Decentralization/federation and the existence of third-party brokers don't really come into play here. What is required is

  a. a cryptographically secure protocol
  b. an UI that is strict about checking that the keys and signatures match and is loud about notifying the user when they don't
  c. an open source client


Open source client doesn't really get you much, since you would need to audit the entire source code, then build it yourself, which you probably won't do. If you aren't doing that, you're implicitly trusting others to have audited the source code, and to provide builds that actually correspond to the source code. Now there are reasons to trust the open source community like this (lots of eyeballs, and people who care about security and privacy can inspect the source code and third party builds), but there is also one advantage to commercial software (including closed source) over open source: you're more likely to have someone to sue if they lie or mess up.

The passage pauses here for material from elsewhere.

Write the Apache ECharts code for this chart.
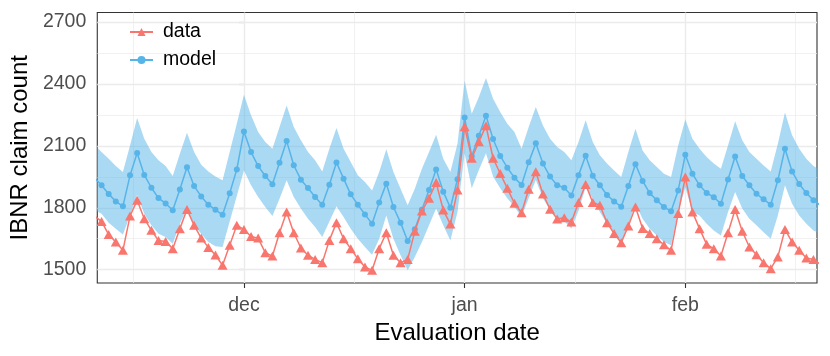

An open source client is not required for end-to-end encryption.

Do you see what I'm getting at? We're quibbling about a technically precise definition instead of what you'd like to see in a secure messaging application.


If it's not open source, the e2e is merely a claim, instead of a verifiable property.


Yes, this is what I meant. Unless we think of some magical way to verify that e2e is really happening (enter quantum voodoo or something similarly wild), the only way to verify is by actually inspecting the source code. Even this may not be enough, but it is a necessary precondition for now.